_Task details_
Transcribe the material word for word, but without the images.
---------------
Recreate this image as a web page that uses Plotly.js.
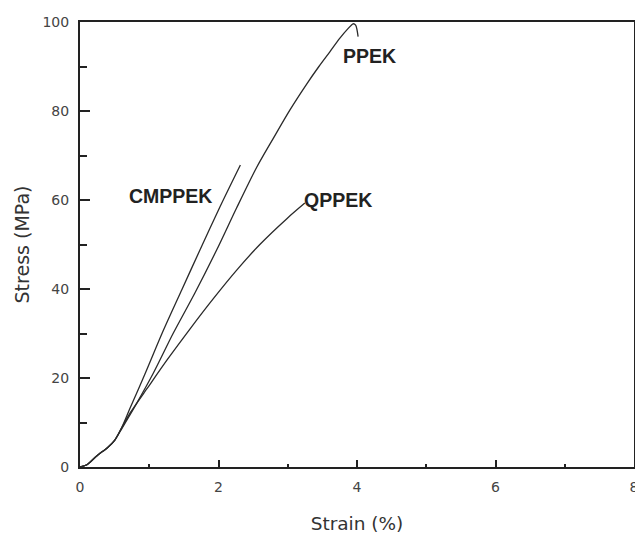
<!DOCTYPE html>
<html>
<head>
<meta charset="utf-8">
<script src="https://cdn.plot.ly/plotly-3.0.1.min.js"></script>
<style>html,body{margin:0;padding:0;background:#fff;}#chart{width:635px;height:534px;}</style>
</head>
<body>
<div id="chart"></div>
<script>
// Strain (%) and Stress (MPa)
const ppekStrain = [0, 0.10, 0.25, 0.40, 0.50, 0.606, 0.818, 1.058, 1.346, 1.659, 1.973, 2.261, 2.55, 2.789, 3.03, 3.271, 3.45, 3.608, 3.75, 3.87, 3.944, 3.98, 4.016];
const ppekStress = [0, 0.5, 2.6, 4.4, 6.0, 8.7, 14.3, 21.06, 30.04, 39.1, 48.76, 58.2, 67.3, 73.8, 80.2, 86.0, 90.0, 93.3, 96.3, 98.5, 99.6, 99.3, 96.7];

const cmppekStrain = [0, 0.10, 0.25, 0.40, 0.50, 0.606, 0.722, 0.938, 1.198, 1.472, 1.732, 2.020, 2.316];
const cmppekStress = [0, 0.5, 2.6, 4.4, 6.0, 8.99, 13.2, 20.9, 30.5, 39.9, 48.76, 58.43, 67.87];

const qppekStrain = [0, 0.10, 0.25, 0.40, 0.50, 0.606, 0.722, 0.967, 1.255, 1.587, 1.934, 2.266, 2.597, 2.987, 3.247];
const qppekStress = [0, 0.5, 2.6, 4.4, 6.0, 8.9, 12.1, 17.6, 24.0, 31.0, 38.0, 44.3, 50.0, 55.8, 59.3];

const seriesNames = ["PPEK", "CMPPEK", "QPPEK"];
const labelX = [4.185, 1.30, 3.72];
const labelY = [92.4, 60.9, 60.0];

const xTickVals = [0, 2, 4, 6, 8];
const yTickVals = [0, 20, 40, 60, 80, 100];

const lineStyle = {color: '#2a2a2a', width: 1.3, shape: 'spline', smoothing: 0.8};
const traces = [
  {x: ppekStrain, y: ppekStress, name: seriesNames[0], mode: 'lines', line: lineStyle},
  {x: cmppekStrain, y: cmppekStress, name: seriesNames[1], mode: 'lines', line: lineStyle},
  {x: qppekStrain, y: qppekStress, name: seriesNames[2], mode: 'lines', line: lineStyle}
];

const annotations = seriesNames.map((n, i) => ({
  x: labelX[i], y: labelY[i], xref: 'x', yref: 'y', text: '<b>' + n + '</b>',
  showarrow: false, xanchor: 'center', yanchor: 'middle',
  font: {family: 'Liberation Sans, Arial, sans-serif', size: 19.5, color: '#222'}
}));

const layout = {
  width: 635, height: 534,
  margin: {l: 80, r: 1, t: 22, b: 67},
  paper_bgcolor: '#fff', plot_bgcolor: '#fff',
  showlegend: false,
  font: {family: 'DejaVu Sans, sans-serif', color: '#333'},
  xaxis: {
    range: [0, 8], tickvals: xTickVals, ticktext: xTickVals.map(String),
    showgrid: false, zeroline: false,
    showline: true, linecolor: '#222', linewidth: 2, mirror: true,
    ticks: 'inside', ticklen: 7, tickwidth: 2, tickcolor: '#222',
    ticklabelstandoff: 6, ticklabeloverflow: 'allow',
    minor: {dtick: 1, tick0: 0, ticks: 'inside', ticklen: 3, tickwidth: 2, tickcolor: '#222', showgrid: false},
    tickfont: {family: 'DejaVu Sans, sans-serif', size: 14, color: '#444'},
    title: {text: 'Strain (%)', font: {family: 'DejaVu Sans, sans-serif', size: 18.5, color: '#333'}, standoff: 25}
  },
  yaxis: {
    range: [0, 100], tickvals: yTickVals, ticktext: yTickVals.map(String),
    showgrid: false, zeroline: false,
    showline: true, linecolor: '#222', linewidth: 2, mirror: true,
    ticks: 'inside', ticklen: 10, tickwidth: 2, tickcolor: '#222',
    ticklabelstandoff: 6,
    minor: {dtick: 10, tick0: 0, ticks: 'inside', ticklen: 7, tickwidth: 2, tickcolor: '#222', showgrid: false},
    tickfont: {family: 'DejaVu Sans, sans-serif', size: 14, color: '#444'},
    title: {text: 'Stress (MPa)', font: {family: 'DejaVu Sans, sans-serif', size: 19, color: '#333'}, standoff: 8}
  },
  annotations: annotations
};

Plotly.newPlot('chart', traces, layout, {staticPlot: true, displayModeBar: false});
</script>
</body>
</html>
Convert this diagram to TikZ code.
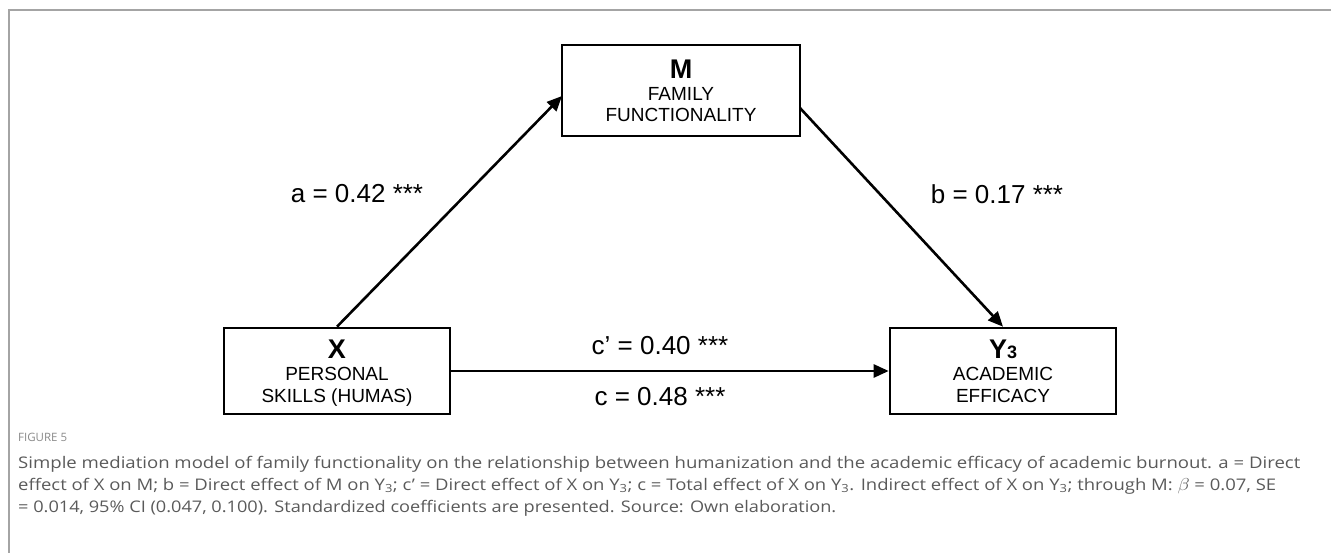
---------------
_Task answer_
Recreate this image as a web page that uses Plotly.js.
<!DOCTYPE html>
<html>
<head>
<meta charset="utf-8">
<script src="https://cdn.plot.ly/plotly-3.0.1.min.js"></script>
<style>html,body{margin:0;padding:0;background:#fff;}#chart{width:635px;height:534px;}</style>
</head>
<body>
<div id="chart"></div>
<script>
// Strain (%) and Stress (MPa)
const ppekStrain = [0, 0.10, 0.25, 0.40, 0.50, 0.606, 0.818, 1.058, 1.346, 1.659, 1.973, 2.261, 2.55, 2.789, 3.03, 3.271, 3.45, 3.608, 3.75, 3.87, 3.944, 3.98, 4.016];
const ppekStress = [0, 0.5, 2.6, 4.4, 6.0, 8.7, 14.3, 21.06, 30.04, 39.1, 48.76, 58.2, 67.3, 73.8, 80.2, 86.0, 90.0, 93.3, 96.3, 98.5, 99.6, 99.3, 96.7];

const cmppekStrain = [0, 0.10, 0.25, 0.40, 0.50, 0.606, 0.722, 0.938, 1.198, 1.472, 1.732, 2.020, 2.316];
const cmppekStress = [0, 0.5, 2.6, 4.4, 6.0, 8.99, 13.2, 20.9, 30.5, 39.9, 48.76, 58.43, 67.87];

const qppekStrain = [0, 0.10, 0.25, 0.40, 0.50, 0.606, 0.722, 0.967, 1.255, 1.587, 1.934, 2.266, 2.597, 2.987, 3.247];
const qppekStress = [0, 0.5, 2.6, 4.4, 6.0, 8.9, 12.1, 17.6, 24.0, 31.0, 38.0, 44.3, 50.0, 55.8, 59.3];

const seriesNames = ["PPEK", "CMPPEK", "QPPEK"];
const labelX = [4.185, 1.30, 3.72];
const labelY = [92.4, 60.9, 60.0];

const xTickVals = [0, 2, 4, 6, 8];
const yTickVals = [0, 20, 40, 60, 80, 100];

const lineStyle = {color: '#2a2a2a', width: 1.3, shape: 'spline', smoothing: 0.8};
const traces = [
  {x: ppekStrain, y: ppekStress, name: seriesNames[0], mode: 'lines', line: lineStyle},
  {x: cmppekStrain, y: cmppekStress, name: seriesNames[1], mode: 'lines', line: lineStyle},
  {x: qppekStrain, y: qppekStress, name: seriesNames[2], mode: 'lines', line: lineStyle}
];

const annotations = seriesNames.map((n, i) => ({
  x: labelX[i], y: labelY[i], xref: 'x', yref: 'y', text: '<b>' + n + '</b>',
  showarrow: false, xanchor: 'center', yanchor: 'middle',
  font: {family: 'Liberation Sans, Arial, sans-serif', size: 19.5, color: '#222'}
}));

const layout = {
  width: 635, height: 534,
  margin: {l: 80, r: 1, t: 22, b: 67},
  paper_bgcolor: '#fff', plot_bgcolor: '#fff',
  showlegend: false,
  font: {family: 'DejaVu Sans, sans-serif', color: '#333'},
  xaxis: {
    range: [0, 8], tickvals: xTickVals, ticktext: xTickVals.map(String),
    showgrid: false, zeroline: false,
    showline: true, linecolor: '#222', linewidth: 2, mirror: true,
    ticks: 'inside', ticklen: 7, tickwidth: 2, tickcolor: '#222',
    ticklabelstandoff: 6, ticklabeloverflow: 'allow',
    minor: {dtick: 1, tick0: 0, ticks: 'inside', ticklen: 3, tickwidth: 2, tickcolor: '#222', showgrid: false},
    tickfont: {family: 'DejaVu Sans, sans-serif', size: 14, color: '#444'},
    title: {text: 'Strain (%)', font: {family: 'DejaVu Sans, sans-serif', size: 18.5, color: '#333'}, standoff: 25}
  },
  yaxis: {
    range: [0, 100], tickvals: yTickVals, ticktext: yTickVals.map(String),
    showgrid: false, zeroline: false,
    showline: true, linecolor: '#222', linewidth: 2, mirror: true,
    ticks: 'inside', ticklen: 10, tickwidth: 2, tickcolor: '#222',
    ticklabelstandoff: 6,
    minor: {dtick: 10, tick0: 0, ticks: 'inside', ticklen: 7, tickwidth: 2, tickcolor: '#222', showgrid: false},
    tickfont: {family: 'DejaVu Sans, sans-serif', size: 14, color: '#444'},
    title: {text: 'Stress (MPa)', font: {family: 'DejaVu Sans, sans-serif', size: 19, color: '#333'}, standoff: 8}
  },
  annotations: annotations
};

Plotly.newPlot('chart', traces, layout, {staticPlot: true, displayModeBar: false});
</script>
</body>
</html>
Convert this diagram to TikZ code.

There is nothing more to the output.